NAMPA Worried teachers packed the Nampa School District boardroom Tuesday night, anxious to find out what might happen to their contracts and their jobs as the district tries to dig itself out of a $4.3 million budget shortfall.
Teachers are afraid, one said, drawing emphatic nods from peers.
No decision has been made to force teachers to take furlough days or accept other new concessions, but the board moved Tuesday to require all classified staff members to take four furlough days spread over the remainder of the school year.
Interim Superintendent Thomas Michaelson said many or most of those workers had volunteered to take unpaid days.
The move drew a strong rebuke from Mandy Simpson, president of Nampas teachers union.
That hits hard. A lot of our classified staff take home about $13,000 per year, Simpson said. And youre going to take four days pay out of 13,000 salary. Digest that a minute.
Simpson stressed that many classified staffers work only on days students are in the classroom, so losing them would have a huge impact on teachers and students. She said that classrooms are already coping with $2.1 million in cuts that eliminated substitute teachers, slashed supplies and left positions unfilled, increasing some class sizes.
Board members said they empathize and agree, but tough decisions need to be made.
Michaelson said all district employees, including teachers, are invited to take furlough days voluntarily. Administrators have agreed to take four or more unpaid days, he said.
If all district employees took four furlough days, it would pare $1 million or more from the budget and go quite a ways toward solving the cash flow problem that were facing, Michaelson said.

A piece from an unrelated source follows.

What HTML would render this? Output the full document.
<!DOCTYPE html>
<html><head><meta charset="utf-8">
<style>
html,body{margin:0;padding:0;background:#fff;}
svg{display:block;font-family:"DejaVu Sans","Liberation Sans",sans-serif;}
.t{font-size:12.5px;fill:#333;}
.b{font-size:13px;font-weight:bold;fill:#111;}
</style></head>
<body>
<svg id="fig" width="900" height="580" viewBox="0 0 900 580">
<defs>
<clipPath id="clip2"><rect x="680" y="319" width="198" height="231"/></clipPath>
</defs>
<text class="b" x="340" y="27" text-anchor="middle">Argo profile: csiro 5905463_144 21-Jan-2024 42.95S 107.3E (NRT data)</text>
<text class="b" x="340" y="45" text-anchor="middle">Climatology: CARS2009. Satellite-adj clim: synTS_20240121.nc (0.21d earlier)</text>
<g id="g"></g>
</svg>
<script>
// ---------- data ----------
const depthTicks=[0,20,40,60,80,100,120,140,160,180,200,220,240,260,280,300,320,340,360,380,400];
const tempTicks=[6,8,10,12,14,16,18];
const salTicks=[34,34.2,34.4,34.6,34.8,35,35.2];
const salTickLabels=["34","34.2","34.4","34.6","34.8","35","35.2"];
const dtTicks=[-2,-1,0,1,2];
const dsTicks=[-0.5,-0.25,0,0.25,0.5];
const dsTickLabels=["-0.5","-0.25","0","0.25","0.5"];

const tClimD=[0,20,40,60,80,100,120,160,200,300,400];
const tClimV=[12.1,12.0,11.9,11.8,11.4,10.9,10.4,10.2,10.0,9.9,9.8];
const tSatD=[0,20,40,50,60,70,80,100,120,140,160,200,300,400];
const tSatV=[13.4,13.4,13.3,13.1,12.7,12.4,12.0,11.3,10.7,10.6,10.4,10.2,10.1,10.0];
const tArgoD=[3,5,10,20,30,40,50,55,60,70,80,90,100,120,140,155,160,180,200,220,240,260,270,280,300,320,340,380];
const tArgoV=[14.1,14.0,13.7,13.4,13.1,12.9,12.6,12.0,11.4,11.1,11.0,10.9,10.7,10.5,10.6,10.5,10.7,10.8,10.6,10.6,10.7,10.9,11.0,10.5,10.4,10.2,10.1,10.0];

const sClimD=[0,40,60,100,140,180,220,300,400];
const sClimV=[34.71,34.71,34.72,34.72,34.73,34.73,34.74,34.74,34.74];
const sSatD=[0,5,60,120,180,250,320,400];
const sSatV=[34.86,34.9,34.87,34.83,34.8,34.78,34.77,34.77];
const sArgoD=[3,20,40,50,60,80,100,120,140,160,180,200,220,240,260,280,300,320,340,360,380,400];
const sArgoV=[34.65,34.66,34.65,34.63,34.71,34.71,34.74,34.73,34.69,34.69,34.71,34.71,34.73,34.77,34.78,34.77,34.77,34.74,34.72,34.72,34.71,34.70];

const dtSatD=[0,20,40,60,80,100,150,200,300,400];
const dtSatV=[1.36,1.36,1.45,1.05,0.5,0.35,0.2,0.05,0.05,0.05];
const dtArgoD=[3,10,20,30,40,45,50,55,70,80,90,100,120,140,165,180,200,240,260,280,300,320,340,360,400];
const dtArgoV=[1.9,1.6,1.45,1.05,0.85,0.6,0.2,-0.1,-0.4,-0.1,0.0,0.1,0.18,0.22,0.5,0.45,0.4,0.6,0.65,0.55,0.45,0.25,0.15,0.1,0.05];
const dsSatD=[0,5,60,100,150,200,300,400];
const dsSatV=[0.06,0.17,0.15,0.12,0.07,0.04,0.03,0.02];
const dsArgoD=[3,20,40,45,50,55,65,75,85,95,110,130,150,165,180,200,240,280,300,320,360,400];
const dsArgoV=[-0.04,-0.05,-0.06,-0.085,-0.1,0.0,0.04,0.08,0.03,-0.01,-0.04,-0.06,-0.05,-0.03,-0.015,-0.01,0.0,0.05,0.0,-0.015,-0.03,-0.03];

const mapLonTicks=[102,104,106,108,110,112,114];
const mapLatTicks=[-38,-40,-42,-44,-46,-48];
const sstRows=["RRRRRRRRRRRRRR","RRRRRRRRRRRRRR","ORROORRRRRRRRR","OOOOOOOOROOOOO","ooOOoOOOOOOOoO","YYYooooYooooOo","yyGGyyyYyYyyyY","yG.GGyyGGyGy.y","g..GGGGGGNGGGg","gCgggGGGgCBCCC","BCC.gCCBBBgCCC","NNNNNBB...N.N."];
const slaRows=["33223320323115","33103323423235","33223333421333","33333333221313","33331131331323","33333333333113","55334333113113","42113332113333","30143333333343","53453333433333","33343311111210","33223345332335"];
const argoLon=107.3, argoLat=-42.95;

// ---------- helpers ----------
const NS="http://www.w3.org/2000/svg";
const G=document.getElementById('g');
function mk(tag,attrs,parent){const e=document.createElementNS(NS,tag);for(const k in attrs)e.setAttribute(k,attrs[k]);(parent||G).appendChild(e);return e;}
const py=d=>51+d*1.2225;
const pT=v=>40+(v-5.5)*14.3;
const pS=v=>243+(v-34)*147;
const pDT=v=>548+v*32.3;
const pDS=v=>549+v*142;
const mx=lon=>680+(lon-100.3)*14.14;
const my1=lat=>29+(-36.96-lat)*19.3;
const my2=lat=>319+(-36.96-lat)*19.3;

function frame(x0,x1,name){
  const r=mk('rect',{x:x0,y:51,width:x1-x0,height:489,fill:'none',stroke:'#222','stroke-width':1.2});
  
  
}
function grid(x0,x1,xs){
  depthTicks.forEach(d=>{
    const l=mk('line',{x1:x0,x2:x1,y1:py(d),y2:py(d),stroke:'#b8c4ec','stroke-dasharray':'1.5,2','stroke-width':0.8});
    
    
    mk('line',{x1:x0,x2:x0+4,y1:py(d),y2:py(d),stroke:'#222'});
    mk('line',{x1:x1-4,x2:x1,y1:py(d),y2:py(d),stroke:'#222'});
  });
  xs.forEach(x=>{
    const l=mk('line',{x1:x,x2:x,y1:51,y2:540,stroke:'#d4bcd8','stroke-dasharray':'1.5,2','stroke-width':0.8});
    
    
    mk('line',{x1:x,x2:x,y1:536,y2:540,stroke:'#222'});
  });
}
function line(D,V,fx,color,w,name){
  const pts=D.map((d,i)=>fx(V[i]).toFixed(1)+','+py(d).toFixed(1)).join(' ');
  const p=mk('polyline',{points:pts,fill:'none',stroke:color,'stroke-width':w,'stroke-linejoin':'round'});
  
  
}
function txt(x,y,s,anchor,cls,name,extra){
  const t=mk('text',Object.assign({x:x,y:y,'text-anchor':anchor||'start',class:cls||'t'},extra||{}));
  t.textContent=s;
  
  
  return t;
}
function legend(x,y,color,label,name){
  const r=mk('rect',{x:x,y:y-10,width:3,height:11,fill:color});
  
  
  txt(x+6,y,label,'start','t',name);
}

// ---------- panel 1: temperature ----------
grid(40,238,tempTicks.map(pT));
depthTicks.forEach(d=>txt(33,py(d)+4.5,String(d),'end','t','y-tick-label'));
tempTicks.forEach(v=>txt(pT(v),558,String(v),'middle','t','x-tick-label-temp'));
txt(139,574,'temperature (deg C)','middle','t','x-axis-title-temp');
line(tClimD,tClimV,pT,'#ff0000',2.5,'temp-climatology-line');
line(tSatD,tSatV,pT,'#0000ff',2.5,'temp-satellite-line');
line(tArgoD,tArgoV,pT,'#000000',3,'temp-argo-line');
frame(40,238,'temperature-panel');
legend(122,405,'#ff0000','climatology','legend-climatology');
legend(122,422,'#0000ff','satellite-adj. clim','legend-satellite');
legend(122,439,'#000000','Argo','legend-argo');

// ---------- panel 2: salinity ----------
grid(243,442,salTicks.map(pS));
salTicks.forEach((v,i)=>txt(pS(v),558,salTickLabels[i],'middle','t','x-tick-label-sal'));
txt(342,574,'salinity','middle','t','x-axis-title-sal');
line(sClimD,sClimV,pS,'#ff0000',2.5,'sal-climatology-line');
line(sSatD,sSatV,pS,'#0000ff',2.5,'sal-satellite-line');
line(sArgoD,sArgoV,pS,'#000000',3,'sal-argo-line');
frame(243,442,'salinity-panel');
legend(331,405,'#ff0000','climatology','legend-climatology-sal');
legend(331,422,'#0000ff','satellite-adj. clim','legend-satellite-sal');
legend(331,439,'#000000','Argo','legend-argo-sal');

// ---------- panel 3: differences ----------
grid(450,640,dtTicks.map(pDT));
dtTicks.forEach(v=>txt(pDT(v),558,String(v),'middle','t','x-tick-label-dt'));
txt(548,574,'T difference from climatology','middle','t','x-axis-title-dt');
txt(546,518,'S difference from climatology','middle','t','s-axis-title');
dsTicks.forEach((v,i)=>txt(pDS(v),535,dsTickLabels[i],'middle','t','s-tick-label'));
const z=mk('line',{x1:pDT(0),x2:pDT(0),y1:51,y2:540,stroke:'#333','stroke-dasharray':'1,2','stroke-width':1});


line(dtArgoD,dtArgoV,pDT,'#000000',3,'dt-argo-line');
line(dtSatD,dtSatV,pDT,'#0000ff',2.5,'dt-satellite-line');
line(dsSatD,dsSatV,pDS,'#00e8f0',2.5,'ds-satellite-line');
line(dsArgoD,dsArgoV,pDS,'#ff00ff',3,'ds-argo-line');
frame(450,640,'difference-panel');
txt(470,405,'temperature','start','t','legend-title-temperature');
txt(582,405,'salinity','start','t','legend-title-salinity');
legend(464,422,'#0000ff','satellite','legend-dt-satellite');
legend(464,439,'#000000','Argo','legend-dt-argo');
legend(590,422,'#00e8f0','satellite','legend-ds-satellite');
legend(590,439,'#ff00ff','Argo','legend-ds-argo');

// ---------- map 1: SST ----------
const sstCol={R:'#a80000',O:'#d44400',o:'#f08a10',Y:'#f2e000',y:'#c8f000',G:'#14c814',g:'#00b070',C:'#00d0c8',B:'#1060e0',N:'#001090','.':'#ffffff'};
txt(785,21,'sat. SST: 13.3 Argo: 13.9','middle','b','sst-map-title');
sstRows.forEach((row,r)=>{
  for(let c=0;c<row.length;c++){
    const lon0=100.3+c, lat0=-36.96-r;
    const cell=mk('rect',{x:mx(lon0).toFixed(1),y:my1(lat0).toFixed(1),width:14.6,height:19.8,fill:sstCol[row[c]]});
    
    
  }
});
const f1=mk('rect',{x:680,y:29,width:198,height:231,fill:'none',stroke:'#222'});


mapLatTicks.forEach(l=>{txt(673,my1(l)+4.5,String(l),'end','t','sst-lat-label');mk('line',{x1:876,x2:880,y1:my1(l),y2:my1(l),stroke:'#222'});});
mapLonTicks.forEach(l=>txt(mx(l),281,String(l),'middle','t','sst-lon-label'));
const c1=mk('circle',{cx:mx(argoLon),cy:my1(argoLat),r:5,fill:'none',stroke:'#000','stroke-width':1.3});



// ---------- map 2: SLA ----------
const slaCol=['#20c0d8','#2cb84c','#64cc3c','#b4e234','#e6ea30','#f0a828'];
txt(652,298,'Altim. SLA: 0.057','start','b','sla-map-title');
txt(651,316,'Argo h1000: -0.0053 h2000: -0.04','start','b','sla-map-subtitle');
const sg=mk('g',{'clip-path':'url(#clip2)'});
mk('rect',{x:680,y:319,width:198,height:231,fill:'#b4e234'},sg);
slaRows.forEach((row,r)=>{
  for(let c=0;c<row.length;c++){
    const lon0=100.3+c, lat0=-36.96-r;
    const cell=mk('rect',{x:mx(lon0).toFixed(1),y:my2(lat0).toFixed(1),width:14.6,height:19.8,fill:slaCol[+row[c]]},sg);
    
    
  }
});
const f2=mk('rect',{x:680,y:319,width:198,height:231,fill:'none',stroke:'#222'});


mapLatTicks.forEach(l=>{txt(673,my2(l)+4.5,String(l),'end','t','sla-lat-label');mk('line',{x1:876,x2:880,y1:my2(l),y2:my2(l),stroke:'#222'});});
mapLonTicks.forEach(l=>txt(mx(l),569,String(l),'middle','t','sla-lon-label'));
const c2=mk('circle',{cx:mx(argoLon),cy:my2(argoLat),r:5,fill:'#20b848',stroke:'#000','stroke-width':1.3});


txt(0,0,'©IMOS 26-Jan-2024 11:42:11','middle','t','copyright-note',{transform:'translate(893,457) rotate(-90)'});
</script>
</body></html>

District officials are also looking into the possibility of declaring a financial emergency, which would allow them to reopen the contract with teachers. Several teachers who declined to give their names said they would be willing to take furlough days but are opposed to reopening contract talks because they fear that the district would hit them with cuts.
Simpson urged the board to focus its debt-solving efforts on a supplemental levy election this spring, choosing an option that would restructure existing bond debt so that district property owners taxes would not go up under the new one-year levy.
That option would mean our students arent paying for the mistakes of a few people, Simpson said.
A new levy, if approved by voters in March, could bring in the full $4.3 million.
District officials say the deficit was created by several big budgeting errors over the past two years that caused it to believe it had millions more than it actually had.
Before any levy could be voted on, the board is considering borrowing money to cover cash flow.